**What you need to do:**
Without the images, write out the whole listing exactly.

**Recorded information:**
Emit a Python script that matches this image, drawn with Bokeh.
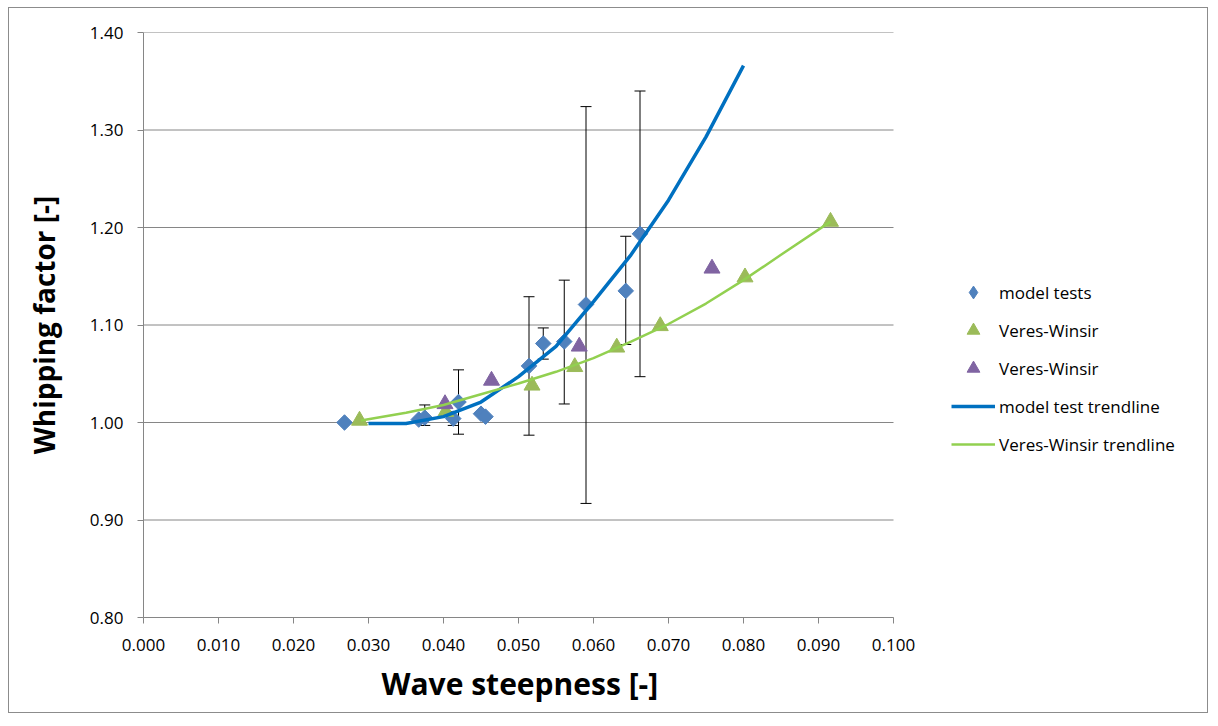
from bokeh.plotting import figure
from bokeh.models import (ColumnDataSource, Legend, LegendItem, Whisker, TeeHead,
                          FixedTicker, NumeralTickFormatter, Range1d, Title)
from bokeh.embed import file_html
from bokeh.resources import INLINE
import math

# ---------------- data ----------------
model_x = [0.0268, 0.0367, 0.0375, 0.0413, 0.0420, 0.0450, 0.0456, 0.0514, 0.0533, 0.0561, 0.0590, 0.0643, 0.0662]
model_y = [1.000, 1.003, 1.005, 1.004, 1.021, 1.009, 1.006, 1.058, 1.081, 1.083, 1.121, 1.135, 1.1935]

err_x = [0.0375, 0.0413, 0.0420, 0.0514, 0.0533, 0.0561, 0.0590, 0.0643, 0.0662]
err_lo = [0.997, 0.997, 0.988, 0.987, 1.065, 1.019, 0.917, 1.080, 1.047]
err_hi = [1.018, 1.011, 1.054, 1.129, 1.097, 1.146, 1.324, 1.191, 1.340]

vw_x = [0.0288, 0.0403, 0.0518, 0.0575, 0.0631, 0.0689, 0.0802, 0.0916]
vw_y = [1.002, 1.011, 1.038, 1.057, 1.077, 1.099, 1.149, 1.206]

vw2_x = [0.0402, 0.0464, 0.0581, 0.0758]
vw2_y = [1.019, 1.043, 1.078, 1.158]

mt_x = [0.030, 0.035, 0.040, 0.045, 0.050, 0.055, 0.060, 0.065, 0.070, 0.075, 0.080]
mt_y = [0.999, 0.999, 1.006, 1.021, 1.047, 1.078, 1.124, 1.172, 1.228, 1.293, 1.366]

vt_x = [0.029, 0.035, 0.040, 0.045, 0.050, 0.055, 0.060, 0.065, 0.070, 0.075, 0.080, 0.085, 0.0916]
vt_y = [1.002, 1.010, 1.018, 1.029, 1.040, 1.052, 1.066, 1.083, 1.101, 1.122, 1.146, 1.172, 1.206]

x_ticks = [0.0, 0.01, 0.02, 0.03, 0.04, 0.05, 0.06, 0.07, 0.08, 0.09, 0.10]
y_ticks = [0.8, 0.9, 1.0, 1.1, 1.2, 1.3, 1.4]

series_names = ["model tests", "Veres-Winsir", "Veres-Winsir",
                "model test trendline", "Veres-Winsir trendline"]
x_title = "Wave steepness [-]"
y_title = "Whipping factor [-]"

FONT = "Open Sans"
GRID = "#868686"

# layout: plot area 750 px wide for x in [0, 0.1]; frame extended to the right
# so that the legend (drawn inside the frame region) is not clipped
W, H = 1200, 706
BL, BR, BT, BB = 134, 10, 24, 97
AREA_W = 750
x_end = x_ticks[-1] * (W - BL - BR) / AREA_W

p = figure(width=W, height=H, output_backend="svg", toolbar_location=None,
           x_range=Range1d(0, x_end), y_range=Range1d(y_ticks[0], y_ticks[-1]),
           min_border_left=BL, min_border_right=BR, min_border_top=BT, min_border_bottom=BB)
p.styles = {"border": "1px solid #8c8c8c", "margin": "7px 0 0 8px"}
p.outline_line_color = None
p.background_fill_color = "white"
p.border_fill_color = "white"

p.xgrid.grid_line_color = None
p.ygrid.grid_line_color = None
# horizontal gridlines only across the axis extent
p.segment(x0=[x_ticks[0]] * len(y_ticks), x1=[x_ticks[-1]] * len(y_ticks),
          y0=y_ticks, y1=y_ticks, line_color=GRID, line_width=1, level="underlay")

p.xaxis.ticker = FixedTicker(ticks=x_ticks)
p.yaxis.ticker = FixedTicker(ticks=y_ticks)
p.xaxis.bounds = (x_ticks[0], x_ticks[-1])
p.xaxis.formatter = NumeralTickFormatter(format="0.000")
p.yaxis.formatter = NumeralTickFormatter(format="0.00")
for ax in (p.xaxis, p.yaxis):
    ax.axis_line_color = GRID
    ax.major_tick_line_color = GRID
    ax.minor_tick_line_color = None
    ax.major_tick_in = 0
    ax.major_tick_out = 6
    ax.major_label_text_font = FONT
    ax.major_label_text_font_size = "17px"
    ax.major_label_text_color = "#000000"
    ax.axis_label_text_font = FONT
    ax.axis_label_text_font_style = "bold"
    ax.axis_label_text_color = "#000000"
p.xaxis.major_label_standoff = 15
p.yaxis.major_label_standoff = 14
p.yaxis.axis_label = y_title
p.yaxis.axis_label_text_font_size = "28px"
p.yaxis.axis_label_standoff = 24

# x-axis title centred under the 0 - 0.1 axis extent
xt = Title(text=x_title, align="left", offset=238, text_font=FONT, text_font_size="30px",
           text_font_style="bold", text_color="#000000", standoff=15)
p.add_layout(xt, "below")

# error bars
esrc = ColumnDataSource(dict(x=err_x, lo=err_lo, hi=err_hi))
wh = Whisker(source=esrc, base="x", lower="lo", upper="hi", line_color="black", line_width=1,
             upper_head=TeeHead(size=11, line_color="black", line_width=1),
             lower_head=TeeHead(size=11, line_color="black", line_width=1),
             level="underlay")
p.add_layout(wh)

BLUE, GREEN, PURPLE = "#4F81BD", "#9BBB59", "#8064A2"
# narrow diamonds (hidden under the rotated squares) supply the legend glyph
r_model_leg = p.scatter(model_x, model_y, marker="diamond", size=8, fill_color=BLUE, line_color=BLUE)
r_model = p.scatter(model_x, model_y, marker="square", size=11, angle=math.pi / 4,
                    fill_color=BLUE, line_color=BLUE)
r_vw = p.scatter(vw_x, vw_y, marker="triangle", size=16, fill_color=GREEN, line_color=GREEN)
r_vw2 = p.scatter(vw2_x, vw2_y, marker="triangle", size=16, fill_color=PURPLE, line_color=PURPLE)
r_mt = p.line(mt_x, mt_y, line_color="#0070C0", line_width=3.5)
r_vt = p.line(vt_x, vt_y, line_color="#92D050", line_width=2.5)

legend = Legend(items=[LegendItem(label=series_names[0], renderers=[r_model_leg]),
                       LegendItem(label=series_names[1], renderers=[r_vw]),
                       LegendItem(label=series_names[2], renderers=[r_vw2]),
                       LegendItem(label=series_names[3], renderers=[r_mt]),
                       LegendItem(label=series_names[4], renderers=[r_vt])],
                location=(808, 157), orientation="vertical",
                border_line_color=None, background_fill_alpha=0,
                padding=0, margin=0, spacing=6, glyph_width=44, glyph_height=32,
                label_height=32, label_standoff=4,
                label_text_font=FONT, label_text_font_size="17px", label_text_color="#000000")
p.add_layout(legend)

open("out.html", "w").write(file_html(p, INLINE))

**Written answer:**
Emit a Python script that matches this image, drawn with Bokeh.
from bokeh.plotting import figure
from bokeh.models import (ColumnDataSource, Legend, LegendItem, Whisker, TeeHead,
                          FixedTicker, NumeralTickFormatter, Range1d, Title)
from bokeh.embed import file_html
from bokeh.resources import INLINE
import math

# ---------------- data ----------------
model_x = [0.0268, 0.0367, 0.0375, 0.0413, 0.0420, 0.0450, 0.0456, 0.0514, 0.0533, 0.0561, 0.0590, 0.0643, 0.0662]
model_y = [1.000, 1.003, 1.005, 1.004, 1.021, 1.009, 1.006, 1.058, 1.081, 1.083, 1.121, 1.135, 1.1935]

err_x = [0.0375, 0.0413, 0.0420, 0.0514, 0.0533, 0.0561, 0.0590, 0.0643, 0.0662]
err_lo = [0.997, 0.997, 0.988, 0.987, 1.065, 1.019, 0.917, 1.080, 1.047]
err_hi = [1.018, 1.011, 1.054, 1.129, 1.097, 1.146, 1.324, 1.191, 1.340]

vw_x = [0.0288, 0.0403, 0.0518, 0.0575, 0.0631, 0.0689, 0.0802, 0.0916]
vw_y = [1.002, 1.011, 1.038, 1.057, 1.077, 1.099, 1.149, 1.206]

vw2_x = [0.0402, 0.0464, 0.0581, 0.0758]
vw2_y = [1.019, 1.043, 1.078, 1.158]

mt_x = [0.030, 0.035, 0.040, 0.045, 0.050, 0.055, 0.060, 0.065, 0.070, 0.075, 0.080]
mt_y = [0.999, 0.999, 1.006, 1.021, 1.047, 1.078, 1.124, 1.172, 1.228, 1.293, 1.366]

vt_x = [0.029, 0.035, 0.040, 0.045, 0.050, 0.055, 0.060, 0.065, 0.070, 0.075, 0.080, 0.085, 0.0916]
vt_y = [1.002, 1.010, 1.018, 1.029, 1.040, 1.052, 1.066, 1.083, 1.101, 1.122, 1.146, 1.172, 1.206]

x_ticks = [0.0, 0.01, 0.02, 0.03, 0.04, 0.05, 0.06, 0.07, 0.08, 0.09, 0.10]
y_ticks = [0.8, 0.9, 1.0, 1.1, 1.2, 1.3, 1.4]

series_names = ["model tests", "Veres-Winsir", "Veres-Winsir",
                "model test trendline", "Veres-Winsir trendline"]
x_title = "Wave steepness [-]"
y_title = "Whipping factor [-]"

FONT = "Open Sans"
GRID = "#868686"

# layout: plot area 750 px wide for x in [0, 0.1]; frame extended to the right
# so that the legend (drawn inside the frame region) is not clipped
W, H = 1200, 706
BL, BR, BT, BB = 134, 10, 24, 97
AREA_W = 750
x_end = x_ticks[-1] * (W - BL - BR) / AREA_W

p = figure(width=W, height=H, output_backend="svg", toolbar_location=None,
           x_range=Range1d(0, x_end), y_range=Range1d(y_ticks[0], y_ticks[-1]),
           min_border_left=BL, min_border_right=BR, min_border_top=BT, min_border_bottom=BB)
p.styles = {"border": "1px solid #8c8c8c", "margin": "7px 0 0 8px"}
p.outline_line_color = None
p.background_fill_color = "white"
p.border_fill_color = "white"

p.xgrid.grid_line_color = None
p.ygrid.grid_line_color = None
# horizontal gridlines only across the axis extent
p.segment(x0=[x_ticks[0]] * len(y_ticks), x1=[x_ticks[-1]] * len(y_ticks),
          y0=y_ticks, y1=y_ticks, line_color=GRID, line_width=1, level="underlay")

p.xaxis.ticker = FixedTicker(ticks=x_ticks)
p.yaxis.ticker = FixedTicker(ticks=y_ticks)
p.xaxis.bounds = (x_ticks[0], x_ticks[-1])
p.xaxis.formatter = NumeralTickFormatter(format="0.000")
p.yaxis.formatter = NumeralTickFormatter(format="0.00")
for ax in (p.xaxis, p.yaxis):
    ax.axis_line_color = GRID
    ax.major_tick_line_color = GRID
    ax.minor_tick_line_color = None
    ax.major_tick_in = 0
    ax.major_tick_out = 6
    ax.major_label_text_font = FONT
    ax.major_label_text_font_size = "17px"
    ax.major_label_text_color = "#000000"
    ax.axis_label_text_font = FONT
    ax.axis_label_text_font_style = "bold"
    ax.axis_label_text_color = "#000000"
p.xaxis.major_label_standoff = 15
p.yaxis.major_label_standoff = 14
p.yaxis.axis_label = y_title
p.yaxis.axis_label_text_font_size = "28px"
p.yaxis.axis_label_standoff = 24

# x-axis title centred under the 0 - 0.1 axis extent
xt = Title(text=x_title, align="left", offset=238, text_font=FONT, text_font_size="30px",
           text_font_style="bold", text_color="#000000", standoff=15)
p.add_layout(xt, "below")

# error bars
esrc = ColumnDataSource(dict(x=err_x, lo=err_lo, hi=err_hi))
wh = Whisker(source=esrc, base="x", lower="lo", upper="hi", line_color="black", line_width=1,
             upper_head=TeeHead(size=11, line_color="black", line_width=1),
             lower_head=TeeHead(size=11, line_color="black", line_width=1),
             level="underlay")
p.add_layout(wh)

BLUE, GREEN, PURPLE = "#4F81BD", "#9BBB59", "#8064A2"
# narrow diamonds (hidden under the rotated squares) supply the legend glyph
r_model_leg = p.scatter(model_x, model_y, marker="diamond", size=8, fill_color=BLUE, line_color=BLUE)
r_model = p.scatter(model_x, model_y, marker="square", size=11, angle=math.pi / 4,
                    fill_color=BLUE, line_color=BLUE)
r_vw = p.scatter(vw_x, vw_y, marker="triangle", size=16, fill_color=GREEN, line_color=GREEN)
r_vw2 = p.scatter(vw2_x, vw2_y, marker="triangle", size=16, fill_color=PURPLE, line_color=PURPLE)
r_mt = p.line(mt_x, mt_y, line_color="#0070C0", line_width=3.5)
r_vt = p.line(vt_x, vt_y, line_color="#92D050", line_width=2.5)

legend = Legend(items=[LegendItem(label=series_names[0], renderers=[r_model_leg]),
                       LegendItem(label=series_names[1], renderers=[r_vw]),
                       LegendItem(label=series_names[2], renderers=[r_vw2]),
                       LegendItem(label=series_names[3], renderers=[r_mt]),
                       LegendItem(label=series_names[4], renderers=[r_vt])],
                location=(808, 157), orientation="vertical",
                border_line_color=None, background_fill_alpha=0,
                padding=0, margin=0, spacing=6, glyph_width=44, glyph_height=32,
                label_height=32, label_standoff=4,
                label_text_font=FONT, label_text_font_size="17px", label_text_color="#000000")
p.add_layout(legend)

open("out.html", "w").write(file_html(p, INLINE))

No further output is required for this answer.